Well put, Tim Lott. I do wish I had a nickel for every time some sententious would-be wise person replied to someone’s enduring sadness or crushing disappointment with the advice that they ought to go work in a soup kitchen (or whatever) for a while, and that doing so will somehow give them “perspective” or fill their life with “meaning.” (It wouldn’t make me a rich man by any means, but I bet it would add up to enough to take myself and a friend out for a nice boozy lunch somewhere, and that’s not to be sneered at.) The brutal truth is that while it might be a fine and noble thing to work in a soup kitchen or otherwise volunteer one’s services to wretched of the world, it ain’t going to fix what’s wrong with you, your life, or human existence.
Now if only someone would tell Peter Singer…
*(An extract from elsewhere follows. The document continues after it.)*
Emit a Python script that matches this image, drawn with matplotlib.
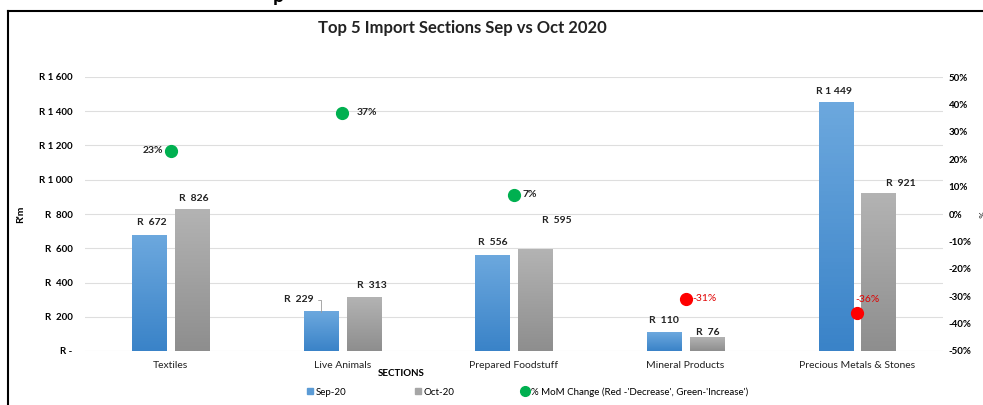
import numpy as np
import matplotlib.pyplot as plt
from matplotlib.colors import LinearSegmentedColormap
from matplotlib.lines import Line2D

# --- donnees (R'm) ---
sections = ["Textiles", "Live Animals", "Prepared Foodstuff",
            "Mineral Products", "Precious Metals & Stones"]
sep_20 = [672, 229, 556, 110, 1449]
oct_20 = [826, 313, 595, 76, 921]
mom_change = [0.23, 0.37, 0.07, -0.31, -0.36]

rand_ticks = [0, 200, 400, 600, 800, 1000, 1200, 1400, 1600]
pct_ticks = [-0.5, -0.4, -0.3, -0.2, -0.1, 0.0, 0.1, 0.2, 0.3, 0.4, 0.5]

# decalages des etiquettes (px) : (dx, dy)
SEP_OFF = [(2, 13), (-22, 12), (0, 13), (0, 12), (-2, 11)]
OCT_OFF = [(2, 11), (8, 12), (21, 29), (1, 5), (22, 10)]
PCT_OFF = [(-8, 0), (14, 0), (9, 0), (7, 0), (-2, 13)]
PCT_HA = ["right", "left", "left", "left", "left"]

FONT = ["Lato", "DejaVu Sans"]
plt.rcParams["font.family"] = FONT
PX = 0.72  # 1 px en points a dpi 100


def rand_fmt(v):
    if v == 0:
        return "R -"
    s = f"{v:,.0f}".replace(",", " ")
    return f"R {s}" if v >= 1000 else f"R  {s}"


def gradient_bars(ax, bars, top, bottom):
    cmap = LinearSegmentedColormap.from_list("g", [bottom, top])
    grad = np.linspace(0, 1, 64).reshape(-1, 1)
    for b in bars:
        x0, w, h = b.get_x(), b.get_width(), b.get_height()
        ax.imshow(grad, cmap=cmap, origin="lower", aspect="auto",
                  extent=[x0, x0 + w, 0, h], zorder=2)
        b.set_facecolor("none")


fig = plt.figure(figsize=(9.83, 4.05), dpi=100)
ax = fig.add_axes([85 / 983, 1 - 351 / 405, 858 / 983, 274 / 405])
x = np.arange(len(sections))
w = 0.2

b1 = ax.bar(x - 0.125, sep_20, w, color="#5b9bd5", zorder=2)
b2 = ax.bar(x + 0.125, oct_20, w, color="#a0a0a0", zorder=2)
gradient_bars(ax, b1, "#6ca8de", "#3a83c8")
gradient_bars(ax, b2, "#b3b3b3", "#8e8e8e")

ax.set_xlim(-0.5, len(sections) - 0.5)
ax.set_ylim(0, 1600)
ax.set_yticks(rand_ticks)
ax.set_yticklabels([rand_fmt(v) for v in rand_ticks])
ax.set_xticks(x)
ax.set_xticklabels(sections, fontsize=7.5, color="#222222")
ax.grid(axis="y", color="#dedede", lw=0.8, zorder=0)
ax.tick_params(axis="y", length=0, pad=9, labelsize=7)
ax.tick_params(axis="x", length=0, pad=7)
for lab in ax.get_yticklabels():
    lab.set_fontweight("bold")
for s in ax.spines.values():
    s.set_visible(False)
ax.set_ylabel("R'm", fontsize=7.5, fontweight="bold", labelpad=10)

# etiquettes des barres
for i in x:
    for bars, vals, off in ((b1, sep_20, SEP_OFF), (b2, oct_20, OCT_OFF)):
        b = bars[i]
        xc = b.get_x() + b.get_width() / 2
        dx, dy = off[i]
        kw = {}
        if dx < -10:
            kw["arrowprops"] = dict(arrowstyle="-", color="#9a9a9a", lw=0.6,
                                    connectionstyle="angle,angleA=0,angleB=90,rad=0",
                                    shrinkA=1, shrinkB=0)
        ax.annotate(rand_fmt(vals[i]), (xc, vals[i]), xytext=(dx * PX, dy * PX),
                    textcoords="offset points", ha="center", va="center",
                    fontsize=7.5, fontweight="bold", color="#222222", **kw)

# axe secondaire : variation MoM
ax2 = ax.twinx()
ax2.set_ylim(-0.5, 0.5)
ax2.set_yticks(pct_ticks)
ax2.set_yticklabels([f"{round(v * 100)}%" for v in pct_ticks])
ax2.tick_params(axis="y", length=0, pad=4, labelsize=7)
for lab in ax2.get_yticklabels():
    lab.set_fontweight("bold")
for s in ax2.spines.values():
    s.set_visible(False)
ax2.set_ylabel("%", fontsize=6, rotation=270, labelpad=9)

for i, v in enumerate(mom_change):
    col = "#00b050" if v >= 0 else "#ff0000"
    ax2.plot(x[i], v, "o", ms=8.5, color=col, zorder=4)
    dx, dy = PCT_OFF[i]
    ax2.annotate(f"{round(v * 100)}%", (x[i], v), xytext=(dx * PX, dy * PX),
                 textcoords="offset points", ha=PCT_HA[i], va="center",
                 fontsize=7.5, fontweight="bold" if v >= 0 else "normal",
                 color="#222222" if v >= 0 else "#e00000")

fig.text(0.470, 1 - 28 / 405, "Top 5 Import Sections Sep vs Oct 2020",
         ha="center", va="center", fontsize=12, fontweight="bold", color="#222222")
fig.text(401 / 983, 1 - 373 / 405, "SECTIONS", ha="center", va="center",
         fontsize=7, fontweight="bold")

handles = [
    Line2D([], [], ls="", marker="s", ms=5, color="#5b9bd5"),
    Line2D([], [], ls="", marker="s", ms=5, color="#a6a6a6"),
    Line2D([], [], ls="", marker="o", ms=7, color="#00b050"),
]
labels = ["Sep-20", "Oct-20", "% MoM Change (Red -'Decrease', Green-'Increase')"]
fig.legend(handles, labels, loc="center", bbox_to_anchor=(527 / 983, 1 - 392 / 405),
           ncol=3, frameon=False, fontsize=7, handletextpad=0.1,
           columnspacing=6.8, handlelength=1)

# cadre (haut + gauche) et fragment de texte coupe
fig.add_artist(Line2D([8 / 983, 1], [1 - 11 / 405] * 2, color="black", lw=1.5))
fig.add_artist(Line2D([8 / 983] * 2, [0, 1 - 11 / 405], color="black", lw=1.5))
fig.text(278 / 983, 1 - 2 / 405, "p", ha="center", va="baseline",
         fontsize=14, fontweight="bold")

fig.savefig("out.png", dpi=100)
Update: I must have been low on blood sugar when I wrote this post before lunch, because I left off the punchline. It’s something like this: if it were the case that do-gooding could heal the misery of the do-gooder’s life, well then we’d expect to observe a lot of do-gooding and not very much misery. Do-gooding would be like delicious ice cream that comes for free and never makes you fat, only better. But what we actually observe is only some do-gooding and a lot of misery. Therefore, by the logical magic of the modus tollens we can infer… (and the rest is left to you to work out yourself, dear reader).